Estimation of Surface Turbulent Fluxes through Assimilation of Radiometric Surface Temperature Sequences

Abstract

A model of land surface energy balance is used as a constraint on the estimation of factors characterizing land surface influences on evaporation and turbulent heat transfer from sequences of radiometric surface temperature measurements. The surface moisture control on evaporation is captured by the dimensionless evaporative fraction (ratio of latent heat flux to the sum of the turbulent fluxes), which is nearly constant for near-peak radiation hours on days without precipitation. The dimensionless parameter capturing the turbulent transfer characteristics (bulk heat transfer coefficient) includes the impacts of both forced and free convection. The mean diurnal pattern and seasonal trends are interpreted in the context of expected surface air layer static stability variations.
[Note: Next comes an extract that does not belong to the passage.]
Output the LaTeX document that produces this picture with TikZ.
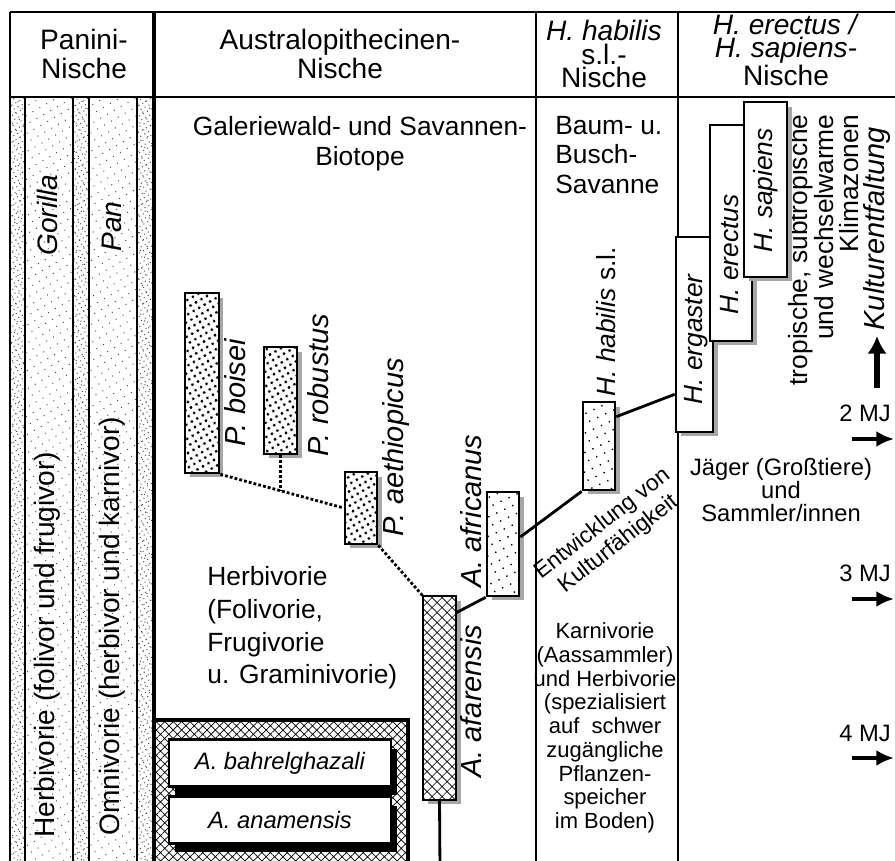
\documentclass[tikz,border=0pt]{standalone}
\usepackage{fontspec}
\setmainfont{Liberation Sans}
\usetikzlibrary{patterns.meta,shadows,arrows.meta}

\tikzset{
    box/.style={draw, line width=1.5pt, inner sep=0pt},
    grayshadow/.style={drop shadow={shadow xshift=0.09cm, shadow yshift=-0.09cm, fill=gray!70, opacity=1}},
    starbox/.style={grayshadow, preaction={fill=white}, box, pattern={Stars[radius=1pt,points=6,distance=3.6pt,angle=30]}},
    tickbox/.style={grayshadow, preaction={fill=white}, box, pattern={Dots[radius=0.55pt,distance=5pt,angle=25]}},
    hatchbox/.style={grayshadow, preaction={fill=white}, box, pattern={Hatch[angle=45,distance=4pt,line width=0.4pt]}},
    homobox/.style={grayshadow, box, fill=white},
    anabox/.style={drop shadow={shadow xshift=0.12cm, shadow yshift=-0.18cm, fill=black, opacity=1}, box, fill=white,
        minimum width=4.44cm, minimum height=0.93cm, font=\fontsize{13.5}{14}\selectfont\itshape},
    spec/.style={rotate=90, anchor=west, inner sep=0pt, font=\fontsize{16.5}{17}\selectfont\itshape},
    hspec/.style={rotate=90, anchor=west, inner sep=0pt, font=\fontsize{15}{16}\selectfont\itshape},
    colname/.style={rotate=90, anchor=west, inner sep=0pt, font=\fontsize{16}{17}\selectfont},
    hdr/.style={align=center, inner sep=0pt, font=\fontsize{16}{17}\selectfont},
    hdrsmall/.style={align=center, inner sep=0pt, font=\fontsize{16}{13.5}\selectfont},
    txt/.style={inner sep=0pt, font=\fontsize{15}{17}\selectfont},
    small/.style={inner sep=0pt, align=center, font=\fontsize{13.5}{13}\selectfont},
    conn/.style={line width=1.6pt},
    dotline/.style={line width=1.6pt, dash pattern=on 1.6pt off 1.2pt},
    mjarrow/.style={line width=2pt, -{Latex[length=10pt,width=9pt]}}
}

\begin{document}
\begin{tikzpicture}[x=0.02cm, y=-0.02cm]
    \useasboundingbox (0,0) rectangle (895,861);
    \clip (0,0) rectangle (895,861);

    % Panini columns
    \path[pattern={Dots[radius=0.4pt,distance=4.5pt,angle=30]}, pattern color=black!70] (10,97) rectangle (154,870);
    \path[pattern={Dots[radius=0.4pt,distance=2.6pt,angle=30]}, pattern color=black!70] (10,97) rectangle (25,870);
    \path[pattern={Dots[radius=0.4pt,distance=2.6pt,angle=30]}, pattern color=black!70] (73,97) rectangle (89,870);
    \path[pattern={Dots[radius=0.4pt,distance=2.6pt,angle=30]}, pattern color=black!70] (137,97) rectangle (154,870);

    % frame of the early australopithecines
    \path[pattern={Hatch[angle=45,distance=3.4pt,line width=0.4pt]}] (154,720) rectangle (408,870);
    \draw[line width=2.2pt] (154,720) -- (408,720) -- (408,870);

    % table lines
    \draw[line width=1.7pt] (10,12) -- (895,12);
    \draw[line width=1.7pt] (10,97) -- (895,97);
    \draw[line width=1pt] (10,12) -- (10,870);
    \draw[line width=2.2pt] (154,12) -- (154,870);
    \draw[line width=1.2pt] (536,12) -- (536,870);
    \draw[line width=1.5pt] (678,12) -- (678,870);
    \draw[line width=1.1pt] (25,97) -- (25,870);
    \draw[line width=1.1pt] (73,97) -- (73,870);
    \draw[line width=1.1pt] (89,97) -- (89,870);
    \draw[line width=1.1pt] (137,97) -- (137,870);

    % headers
    \node[hdr] (panini) at (84,54) {Panini-\\Nische};
    \node[hdr] (austr) at (340,54) {Australopithecinen-\\Nische};
    \node[hdrsmall] (habhdr) at (604,54) {\textit{H. habilis}\\s.l.-\\Nische};
    \node[hdrsmall] (erechdr) at (786,50) {\textit{H. erectus /}\\\textit{H. sapiens-}\\Nische};

    % Panini texts
    \node[colname] (herbcol) at (47,838) {Herbivorie (folivor und frugivor)};
    \node[colname, font=\fontsize{16}{17}\selectfont\itshape] (gorilla) at (47,256) {Gorilla};
    \node[colname] (omnicol) at (112,836) {Omnivorie (herbivor und karnivor)};
    \node[colname, font=\fontsize{16}{17}\selectfont\itshape] (pan) at (112,252) {Pan};

    % habitat and diet texts
    \node[txt, align=center] (galerie) at (360,144) {Galeriewald- und Savannen-\\Biotope};
    \node[txt, align=left, anchor=west] (baum) at (555,155) {Baum- u.\\Busch-\\Savanne};
    \node[txt, align=left, anchor=west, font=\fontsize{15}{18.6}\selectfont] (herbi) at (207,628) {Herbivorie\\(Folivorie,\\Frugivorie\\u. Graminivorie)};
    \node[inner sep=0pt, align=center, font=\fontsize{12.5}{13.5}\selectfont] (karni) at (605,728)
        {Karnivorie\\(Aassammler)\\und Herbivorie\\(spezialisiert\\auf\ \ schwer\\zugängliche\\Pflanzen-\\speicher\\im Boden)};
    \node[small] (jaeger) at (781,490) {Jäger (Großtiere)\\und\\Sammler/innen};
    \node[rotate=90, anchor=east, align=right, inner sep=0pt, font=\fontsize{15}{14.5}\selectfont] (klima) at (824,114)
        {tropische, subtropische\\und wechselwarme\\Klimazonen};
    \node[rotate=90, anchor=west, inner sep=3pt, font=\fontsize{16.5}{17}\selectfont\itshape] (kultur) at (877,336) {Kulturentfaltung};
    \coordinate (kulfoot) at (877,388);
    \draw[line width=3.2pt, -{Latex[length=10pt,width=11pt]}] (kulfoot) -- (kultur.west);

    % early australopithecines
    \node[anabox] (bahrel) at (280,763) {A. bahrelghazali};
    \node[anabox] (anam) at (280,820) {A. anamensis};

    % species boxes
    \node[starbox, minimum width=0.68cm, minimum height=3.6cm] (boisei) at (202,383) {};
    \node[starbox, minimum width=0.66cm, minimum height=2.14cm] (robustus) at (280.5,400.5) {};
    \node[starbox, minimum width=0.64cm, minimum height=1.44cm] (aeth) at (361,508) {};
    \node[tickbox, minimum width=0.64cm, minimum height=2.08cm] (afri) at (503,544) {};
    \node[hatchbox, minimum width=0.66cm, minimum height=4.08cm] (afar) at (439.5,698) {};
    \node[tickbox, minimum width=0.64cm, minimum height=1.76cm] (habilis) at (599,446) {};
    \node[homobox, minimum width=0.74cm, minimum height=3.9cm] (erg) at (694.5,334.5) {};
    \node[hspec] (erglbl) at (696,405) {H. ergaster};
    \node[homobox, minimum width=0.84cm, minimum height=4.32cm] (erec) at (731,233) {};
    \node[hspec] (ereclbl) at (730,315) {H. erectus};
    \node[homobox, minimum width=0.86cm, minimum height=3.5cm] (sap) at (765.5,189.5) {};
    \node[hspec] (saplbl) at (766,253) {H. sapiens};

    % species labels
    \node[spec] (boiseilbl) at (235,447) {P. boisei};
    \node[spec] (robustuslbl) at (318,457) {P. robustus};
    \node[spec] (aethlbl) at (396,537) {P. aethiopicus};
    \node[spec] (afrilbl) at (471,588) {A. africanus};
    \node[spec] (afarlbl) at (471,778) {A. afarensis};
    \node[hspec] (habilislbl) at (606,397) {H. habilis \upshape s.l.};

    % lines of descent
    \draw[dotline] (boisei.south east) -- coordinate[pos=0.49] (rjoin) (aeth.west);
    \draw[dotline] (robustus.south) -- (robustus.south |- rjoin);
    \draw[dotline] (aeth.south east) -- (afar.north west);
    \draw[conn] ([yshift=-0.34cm]afar.north east) -- (afri.south west);
    \draw[conn] ([yshift=0.14cm]afri.east) -- (habilis.south west);
    \draw[conn] ([yshift=-0.32cm]habilis.north east) -- ([yshift=0.78cm]erg.south west);
    \coordinate (afarend) at (440,870);
    \draw[conn] (afar.south) -- (afarend);

    \node[rotate=38, align=center, inner sep=0pt, font=\fontsize{13}{14.5}\selectfont] (kultfaeh) at (611,534) {Entwicklung von\\Kulturfähigkeit};

    % time marks
    \node[small] (mj2) at (865,413) {2 MJ};
    \node[small] (mj3) at (865,573) {3 MJ};
    \node[small] (mj4) at (865,733) {4 MJ};
    \coordinate (mj2a) at (852,439);
    \coordinate (mj3a) at (852,599);
    \coordinate (mj4a) at (852,758);
    \draw[mjarrow] (mj2a) -- ++(42,0);
    \draw[mjarrow] (mj3a) -- ++(42,0);
    \draw[mjarrow] (mj4a) -- ++(42,0);
\end{tikzpicture}
\end{document}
The approach is tested over the First International Satellite Land Surface Climatology Project (ISLSCP) Field Experiment (FIFE) site (Kansas) where verification data on surface fluxes are available. It is shown that sequential radiometric surface temperature data contain useful information on the partitioning of available surface energy and may even be used to infer some key characteristics of surface turbulent transfer. The land data assimilation scheme is formulated such that it does not require auxiliary data on soil texture and vegetation. Feasibility of extending the land data assimilation to use remote sensing measurements is tested by simulating the observing system sampling based on field experiment measurements. Applications with remote sensing data would allow large-scale mapping of land surface energy balance components.